WHAT YOU ARE ASKED TO DO: Look through the listing below for the line containing "Reproduce this diagram with TikZ.". Copy it and each line after it up to and including the line containing "(9.5,6.7) -- (1076,6.7);", exactly, leaving out pictures.

[Collected data entries]
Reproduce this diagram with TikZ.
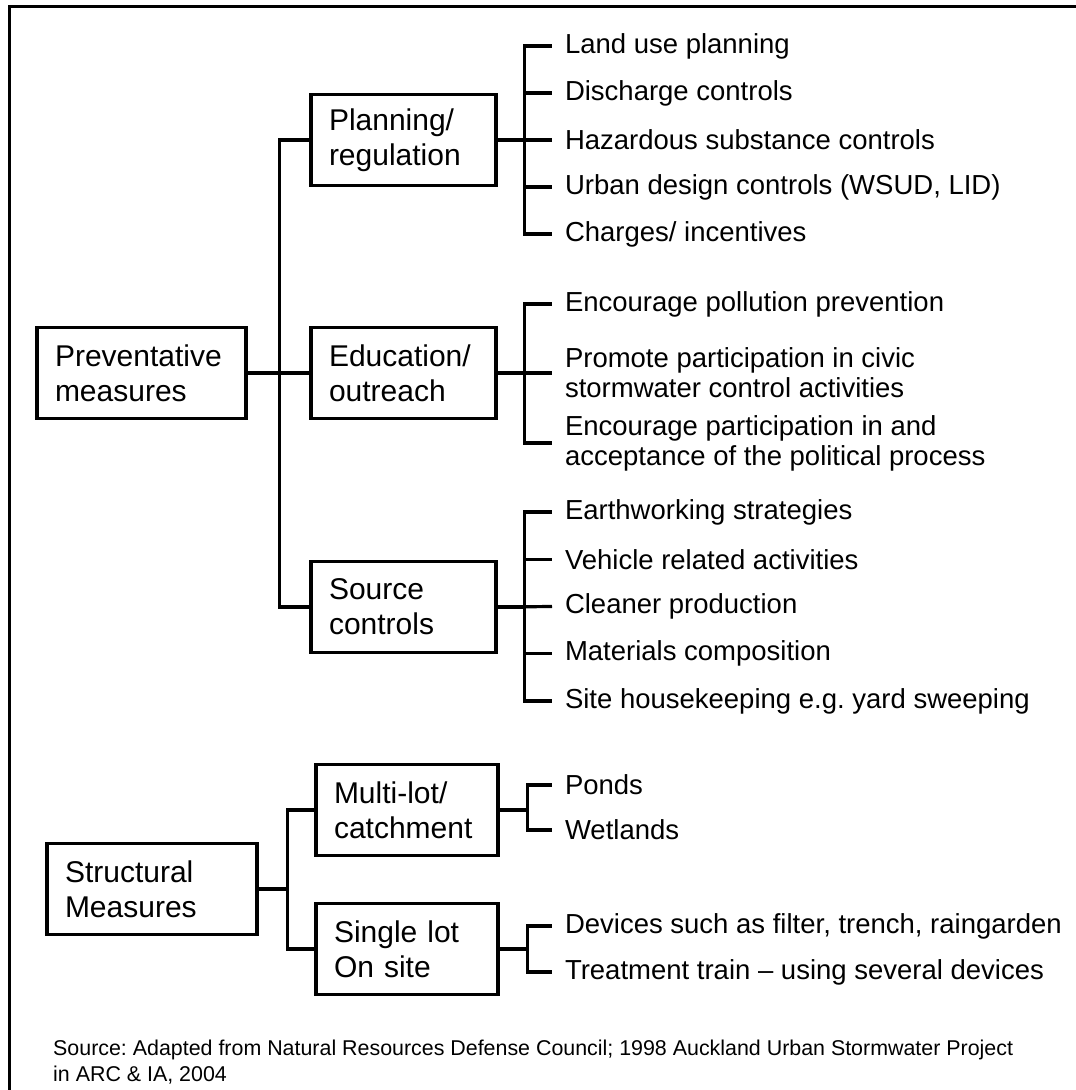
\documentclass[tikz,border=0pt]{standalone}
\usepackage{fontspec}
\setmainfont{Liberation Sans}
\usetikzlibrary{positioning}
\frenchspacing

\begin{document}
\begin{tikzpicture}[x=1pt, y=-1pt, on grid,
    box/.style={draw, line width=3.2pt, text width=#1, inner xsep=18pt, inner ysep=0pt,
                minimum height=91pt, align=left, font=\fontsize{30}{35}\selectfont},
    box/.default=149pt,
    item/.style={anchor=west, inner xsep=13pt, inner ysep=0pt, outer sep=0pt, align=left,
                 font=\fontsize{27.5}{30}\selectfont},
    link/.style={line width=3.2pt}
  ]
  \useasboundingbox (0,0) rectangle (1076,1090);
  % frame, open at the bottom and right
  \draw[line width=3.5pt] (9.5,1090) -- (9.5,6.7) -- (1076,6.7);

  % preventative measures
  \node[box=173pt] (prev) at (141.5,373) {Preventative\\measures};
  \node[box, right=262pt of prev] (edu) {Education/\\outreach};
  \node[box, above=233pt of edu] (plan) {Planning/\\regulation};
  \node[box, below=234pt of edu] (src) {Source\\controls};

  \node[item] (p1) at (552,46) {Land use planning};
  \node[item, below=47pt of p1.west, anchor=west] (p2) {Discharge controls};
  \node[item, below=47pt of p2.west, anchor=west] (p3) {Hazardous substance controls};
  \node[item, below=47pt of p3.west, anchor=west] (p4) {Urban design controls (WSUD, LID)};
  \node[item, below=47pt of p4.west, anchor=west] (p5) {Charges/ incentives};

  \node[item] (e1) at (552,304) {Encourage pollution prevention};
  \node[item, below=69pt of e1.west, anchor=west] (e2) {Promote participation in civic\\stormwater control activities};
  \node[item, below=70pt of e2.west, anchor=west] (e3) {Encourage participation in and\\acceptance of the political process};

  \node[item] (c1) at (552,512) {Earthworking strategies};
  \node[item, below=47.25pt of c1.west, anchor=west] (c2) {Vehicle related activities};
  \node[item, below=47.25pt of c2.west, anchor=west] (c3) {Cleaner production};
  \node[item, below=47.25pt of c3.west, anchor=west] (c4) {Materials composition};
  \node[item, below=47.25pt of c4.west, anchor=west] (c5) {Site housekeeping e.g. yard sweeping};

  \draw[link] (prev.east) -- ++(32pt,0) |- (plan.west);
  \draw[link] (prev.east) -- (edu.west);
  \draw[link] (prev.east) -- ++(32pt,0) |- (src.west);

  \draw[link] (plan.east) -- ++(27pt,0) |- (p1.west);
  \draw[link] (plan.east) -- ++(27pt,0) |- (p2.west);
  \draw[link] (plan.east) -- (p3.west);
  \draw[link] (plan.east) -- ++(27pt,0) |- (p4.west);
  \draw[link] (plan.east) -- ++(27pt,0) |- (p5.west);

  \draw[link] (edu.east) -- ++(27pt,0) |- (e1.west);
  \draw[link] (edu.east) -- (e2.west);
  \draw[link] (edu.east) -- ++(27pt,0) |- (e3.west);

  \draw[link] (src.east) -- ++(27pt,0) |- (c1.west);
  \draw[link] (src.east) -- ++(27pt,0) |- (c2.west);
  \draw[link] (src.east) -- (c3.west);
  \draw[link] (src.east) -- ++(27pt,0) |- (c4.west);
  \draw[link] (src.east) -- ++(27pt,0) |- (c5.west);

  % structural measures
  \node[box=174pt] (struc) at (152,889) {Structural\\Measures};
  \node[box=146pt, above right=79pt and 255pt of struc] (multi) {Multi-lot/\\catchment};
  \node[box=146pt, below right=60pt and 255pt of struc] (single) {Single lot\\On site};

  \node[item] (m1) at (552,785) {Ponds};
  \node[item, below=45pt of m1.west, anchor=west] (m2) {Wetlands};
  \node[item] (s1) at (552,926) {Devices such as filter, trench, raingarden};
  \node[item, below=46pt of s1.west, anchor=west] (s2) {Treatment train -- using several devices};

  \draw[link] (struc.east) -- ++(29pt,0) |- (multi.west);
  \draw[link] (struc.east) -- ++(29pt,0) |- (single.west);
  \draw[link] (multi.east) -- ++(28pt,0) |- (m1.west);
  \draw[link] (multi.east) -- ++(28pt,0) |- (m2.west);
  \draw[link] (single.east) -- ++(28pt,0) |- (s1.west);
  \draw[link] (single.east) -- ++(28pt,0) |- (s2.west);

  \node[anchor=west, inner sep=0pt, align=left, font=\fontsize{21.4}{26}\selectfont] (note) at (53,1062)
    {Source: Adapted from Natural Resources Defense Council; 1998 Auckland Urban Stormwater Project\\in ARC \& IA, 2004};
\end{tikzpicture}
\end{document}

---

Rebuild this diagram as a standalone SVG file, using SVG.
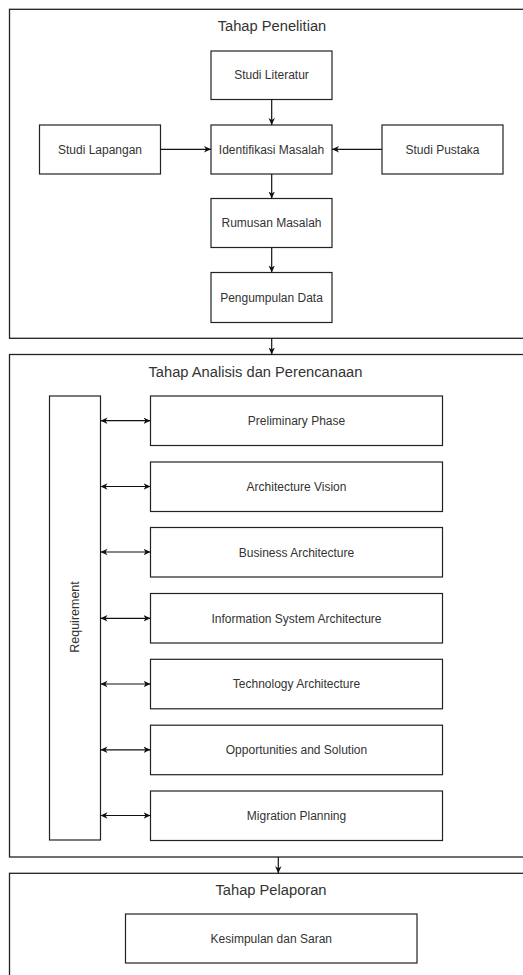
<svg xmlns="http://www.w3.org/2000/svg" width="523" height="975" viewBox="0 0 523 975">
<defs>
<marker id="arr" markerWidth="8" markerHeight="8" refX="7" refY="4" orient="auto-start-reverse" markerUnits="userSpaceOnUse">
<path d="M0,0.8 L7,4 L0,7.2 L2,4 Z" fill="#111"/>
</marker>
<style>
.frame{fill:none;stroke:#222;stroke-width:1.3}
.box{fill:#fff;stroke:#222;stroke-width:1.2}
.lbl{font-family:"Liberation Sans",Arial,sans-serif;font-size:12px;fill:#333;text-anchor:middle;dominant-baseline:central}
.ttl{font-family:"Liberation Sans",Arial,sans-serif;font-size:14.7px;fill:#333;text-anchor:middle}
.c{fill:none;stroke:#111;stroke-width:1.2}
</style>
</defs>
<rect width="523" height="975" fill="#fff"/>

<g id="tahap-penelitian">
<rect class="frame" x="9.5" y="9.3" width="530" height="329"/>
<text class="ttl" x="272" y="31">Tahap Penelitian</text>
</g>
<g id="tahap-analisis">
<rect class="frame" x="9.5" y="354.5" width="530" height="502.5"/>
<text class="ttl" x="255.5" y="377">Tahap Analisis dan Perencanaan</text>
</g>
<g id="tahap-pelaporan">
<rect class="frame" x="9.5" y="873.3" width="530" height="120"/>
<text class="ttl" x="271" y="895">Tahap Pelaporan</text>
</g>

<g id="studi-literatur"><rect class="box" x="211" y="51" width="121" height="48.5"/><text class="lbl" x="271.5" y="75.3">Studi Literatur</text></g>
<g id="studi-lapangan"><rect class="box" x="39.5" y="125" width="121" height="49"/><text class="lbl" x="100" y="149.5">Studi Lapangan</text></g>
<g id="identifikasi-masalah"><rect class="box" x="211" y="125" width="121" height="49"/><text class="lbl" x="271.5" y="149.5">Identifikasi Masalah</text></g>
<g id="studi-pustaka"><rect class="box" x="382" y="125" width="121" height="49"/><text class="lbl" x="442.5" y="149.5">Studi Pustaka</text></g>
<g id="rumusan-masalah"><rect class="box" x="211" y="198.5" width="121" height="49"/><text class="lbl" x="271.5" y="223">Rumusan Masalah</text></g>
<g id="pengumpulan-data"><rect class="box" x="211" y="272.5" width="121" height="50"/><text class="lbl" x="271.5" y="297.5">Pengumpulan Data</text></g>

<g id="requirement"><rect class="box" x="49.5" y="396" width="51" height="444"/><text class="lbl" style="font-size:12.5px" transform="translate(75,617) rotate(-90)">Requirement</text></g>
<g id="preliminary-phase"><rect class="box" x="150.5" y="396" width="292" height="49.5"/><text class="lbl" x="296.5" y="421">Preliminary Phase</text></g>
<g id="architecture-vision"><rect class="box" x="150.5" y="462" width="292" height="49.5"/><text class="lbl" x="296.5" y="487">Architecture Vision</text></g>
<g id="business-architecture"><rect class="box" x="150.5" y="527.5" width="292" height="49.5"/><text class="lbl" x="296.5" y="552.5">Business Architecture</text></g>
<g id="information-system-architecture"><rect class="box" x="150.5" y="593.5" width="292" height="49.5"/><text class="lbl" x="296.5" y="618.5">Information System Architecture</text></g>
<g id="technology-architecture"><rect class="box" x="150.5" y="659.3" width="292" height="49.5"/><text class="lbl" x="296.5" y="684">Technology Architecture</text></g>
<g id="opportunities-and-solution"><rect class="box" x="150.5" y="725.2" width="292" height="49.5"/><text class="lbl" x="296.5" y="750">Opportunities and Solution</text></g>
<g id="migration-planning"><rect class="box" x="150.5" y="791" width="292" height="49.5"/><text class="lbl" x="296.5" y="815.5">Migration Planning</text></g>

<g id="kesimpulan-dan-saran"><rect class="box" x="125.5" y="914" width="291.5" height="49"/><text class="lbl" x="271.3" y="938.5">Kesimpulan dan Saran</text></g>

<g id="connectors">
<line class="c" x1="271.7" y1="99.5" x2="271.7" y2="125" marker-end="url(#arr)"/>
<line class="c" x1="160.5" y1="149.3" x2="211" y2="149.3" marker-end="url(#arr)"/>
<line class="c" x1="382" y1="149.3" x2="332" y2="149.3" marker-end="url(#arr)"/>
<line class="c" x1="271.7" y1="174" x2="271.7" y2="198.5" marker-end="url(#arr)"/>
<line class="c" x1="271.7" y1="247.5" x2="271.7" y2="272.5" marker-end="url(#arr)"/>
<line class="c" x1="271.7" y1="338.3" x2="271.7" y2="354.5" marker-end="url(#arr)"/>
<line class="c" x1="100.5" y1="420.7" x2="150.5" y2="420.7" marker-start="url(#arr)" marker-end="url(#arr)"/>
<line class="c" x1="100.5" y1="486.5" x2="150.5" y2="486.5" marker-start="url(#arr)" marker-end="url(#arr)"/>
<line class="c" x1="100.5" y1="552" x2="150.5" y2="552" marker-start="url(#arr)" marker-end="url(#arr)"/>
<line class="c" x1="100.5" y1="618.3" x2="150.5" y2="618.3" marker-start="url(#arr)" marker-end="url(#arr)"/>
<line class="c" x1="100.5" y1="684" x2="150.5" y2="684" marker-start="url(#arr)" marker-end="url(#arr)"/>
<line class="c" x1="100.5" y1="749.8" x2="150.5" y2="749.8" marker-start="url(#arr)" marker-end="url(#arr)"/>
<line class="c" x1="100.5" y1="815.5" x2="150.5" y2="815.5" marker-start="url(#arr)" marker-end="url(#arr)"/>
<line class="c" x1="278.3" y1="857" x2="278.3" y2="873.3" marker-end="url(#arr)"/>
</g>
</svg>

RESULT BELOW:
Reproduce this diagram with TikZ.
\documentclass[tikz,border=0pt]{standalone}
\usepackage{fontspec}
\setmainfont{Liberation Sans}
\usetikzlibrary{positioning}
\frenchspacing

\begin{document}
\begin{tikzpicture}[x=1pt, y=-1pt, on grid,
    box/.style={draw, line width=3.2pt, text width=#1, inner xsep=18pt, inner ysep=0pt,
                minimum height=91pt, align=left, font=\fontsize{30}{35}\selectfont},
    box/.default=149pt,
    item/.style={anchor=west, inner xsep=13pt, inner ysep=0pt, outer sep=0pt, align=left,
                 font=\fontsize{27.5}{30}\selectfont},
    link/.style={line width=3.2pt}
  ]
  \useasboundingbox (0,0) rectangle (1076,1090);
  % frame, open at the bottom and right
  \draw[line width=3.5pt] (9.5,1090) -- (9.5,6.7) -- (1076,6.7);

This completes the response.